O leigo imagina que os produtores desses
grãos recebam uma remuneração diferenciada na sua comercialização. Essa
visão é reforçada pelo preço de um simples cafezinho gourmet, que em
cafeterias mais sofisticadas da cidade de São Paulo chega a oito reais.
Mas, nem sempre o resultado financeiro da valorização maior desse grão
pelo mercado consumidor chega ao produtor. Foi o que constatou Allan
Vieira de Castro Quadros compulsando inicialmente estudos específicos
desenvolvidos principalmente por pesquisadores da USP e acessando
entrevistas realizadas com produtores.
Diante desta constatação prévia, ele se
propôs a avaliar a extensão do problema e determinar qual seria a
estrutura econômica necessária, denominada genericamente de estrutura de
governança, que permitiria redução dos custos de transação e
apropriação de maior renda pelo ruralista na comercialização do produto
diferenciado. Durante o trabalho, o pesquisador se deparou efetivamente
com vários problemas que impedem em muitos casos que o cafeicultor
usufrua maior lucro em um produto requisitado por um mercado consumidor
mais exigente.
Com base em bibliografia específica, envolvendo produção e comercialização de café e utilizando subsídios clássicos da teoria economia,
Allan elaborou previamente algumas hipóteses que explicassem essa
aparente contradição: que fatores impedem que um produto mais nobre gere
maior renda para o produtor? Mesmo porque em economia considera-se que a
diferenciação na produção constitui um dos caminhos para obtenção de
maior renda, o que não acontece com segmentos de produtores de café
gourmet, mesmo quando vencedores de concursos de qualidade. “Então eu me
propus a mostrar como produtores de café considerados gourmet poderiam
conseguir obter maior rendimento na comercialização do produto. Ou seja,
que formas de gestão, que estruturas de governança deveriam ser
adotadas na estruturação do negócio para obtenção de uma remuneração
diferenciada e mais adequada a uma qualidade igualmente diferenciada”,
diz ele.
O pesquisador então elaborou previamente
algumas hipóteses. Essas levaram à seleção de alguns estudos de caso que
permitissem confirmar ou não o acerto das proposições iniciais. Esses
estudos envolveram pesquisas junto a um grande produtor, uma cooperativa
e cinco produtores cooperados de porte médio e pequeno, todos da região
da Alta Mogiana – que abrange o nordeste do estado de São Paulo, em que
se destacam as cidades de Franca e Pedregulho, e avança até o sul de
Minas Gerais – tradicionalmente conhecida como produtora de cafés de
excelente qualidade pelas suas características geomorfológicas e que,
segundo alguns especialistas, exibe cafés que se rivalizam com os
colombianos, considerados os melhores do mundo.

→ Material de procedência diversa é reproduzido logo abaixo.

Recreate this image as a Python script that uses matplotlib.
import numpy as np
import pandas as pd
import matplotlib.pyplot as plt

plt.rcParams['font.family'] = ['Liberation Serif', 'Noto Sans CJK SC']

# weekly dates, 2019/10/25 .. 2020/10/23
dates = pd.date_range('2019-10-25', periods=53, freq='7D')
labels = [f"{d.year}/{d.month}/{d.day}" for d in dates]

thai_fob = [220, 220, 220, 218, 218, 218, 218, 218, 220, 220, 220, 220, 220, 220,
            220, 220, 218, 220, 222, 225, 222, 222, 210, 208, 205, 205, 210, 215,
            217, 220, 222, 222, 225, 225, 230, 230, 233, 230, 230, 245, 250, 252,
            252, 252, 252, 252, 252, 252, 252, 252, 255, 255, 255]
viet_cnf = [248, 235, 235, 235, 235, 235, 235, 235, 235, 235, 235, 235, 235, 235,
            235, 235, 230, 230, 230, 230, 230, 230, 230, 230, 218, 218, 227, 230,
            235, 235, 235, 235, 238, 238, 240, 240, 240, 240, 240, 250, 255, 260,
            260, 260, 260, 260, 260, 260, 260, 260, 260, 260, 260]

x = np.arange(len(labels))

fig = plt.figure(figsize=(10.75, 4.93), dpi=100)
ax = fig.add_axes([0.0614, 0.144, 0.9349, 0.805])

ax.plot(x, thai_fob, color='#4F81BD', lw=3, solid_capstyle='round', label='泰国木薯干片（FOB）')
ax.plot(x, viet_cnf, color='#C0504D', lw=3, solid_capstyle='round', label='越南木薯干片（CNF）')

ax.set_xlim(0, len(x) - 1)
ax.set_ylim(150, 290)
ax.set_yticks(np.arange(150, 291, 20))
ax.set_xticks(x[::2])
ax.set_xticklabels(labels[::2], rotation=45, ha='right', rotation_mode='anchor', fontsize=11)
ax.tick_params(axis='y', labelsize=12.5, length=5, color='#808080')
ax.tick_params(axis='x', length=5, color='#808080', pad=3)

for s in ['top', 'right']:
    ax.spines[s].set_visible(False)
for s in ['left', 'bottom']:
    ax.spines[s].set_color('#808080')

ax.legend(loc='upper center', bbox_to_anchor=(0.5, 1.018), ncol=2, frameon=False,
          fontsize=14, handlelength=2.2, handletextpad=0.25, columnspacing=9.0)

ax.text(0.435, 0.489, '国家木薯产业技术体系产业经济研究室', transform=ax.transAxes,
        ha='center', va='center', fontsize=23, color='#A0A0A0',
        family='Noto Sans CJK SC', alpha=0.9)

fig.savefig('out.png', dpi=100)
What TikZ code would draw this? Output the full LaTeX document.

A dissertação de mestrado recebeu
orientação do professor Walter Belik, do Instituto de Economia (IE) da
Unicamp, onde foi apresentada.
Entre
as hipóteses aventadas, Allan Quadros sugeriu a verticalização do
negócio. Além da produção, o cafeicultor deveria manter uma torrefação,
criar uma marca e comercializar diretamente o produto com os
revendedores ou até, em certos casos, fazê-lo diretamente com
consumidor. Esta seria a forma de conseguir maior renda, porque o maior
ganho acaba em geral sendo das empresas
que beneficiam o produto, caso das torrefadoras, que separam os
melhores grãos e fazem chegar ao comércio um café de melhor qualidade
por maior preço.
Esta seria uma das hipóteses. Entretanto,
o processo exige investimentos de certo vulto, que podem comprometer
eventuais lucros, o que o torna inviável para os pequenos e médios
produtores. Para atender a esses dois segmentos, ele sugere a
organização em cooperativas, recurso sobejamente tratado na teoria
econômica.
A cooperativa viria a constituir então
outra estrutura de governança, ainda que diversa da simples
verticalização. Ou melhor, a associação horizontal permitiria a um
conjunto de produtores a integração vertical. O pesquisador explica:
“Parti do pressuposto de que essa seria a saída mais viável para o
pequeno e médio produtor. A torrefação e a marca do café gourmet passam a
ser do grupo de cooperados e a comercialização se torna mais viável por
se tratar de um conglomerado capaz de estabelecer contatos mais amplos e
com maior poder de barganha”.
Mas a comprovação da viabilidade desse
tipo de governança exigia um estudo de caso, baseado preferencialmente
no que ocorre em uma região produtora de cafés gourmet de excelente
qualidade, que dispusesse de uma cooperativa com pequenos e médios
cooperados e que mantivesse uma indústria de torrefação e uma marca de
café gourmet. Ao decidir-se pela Alta Mogiana, ele centrou os estudos em
uma cooperativa e em cooperados com o perfil desejado e também em um
grande produtor, de forma a estabelecer um contraponto com os pequenos e
médios cafeicultores.
Entrevistando cinco produtores pequenos e
médios de cafés gourmet, Allan verificou que o seu pressuposto não se
verificava, pois não conseguiam que a cooperativa os comprasse com maior
valor. Embora pagasse o mesmo preço de uma commodity, a cooperativa
vendia esse café de qualidade superior por um preço maior, ficando com
os lucros que não chegavam aos produtores.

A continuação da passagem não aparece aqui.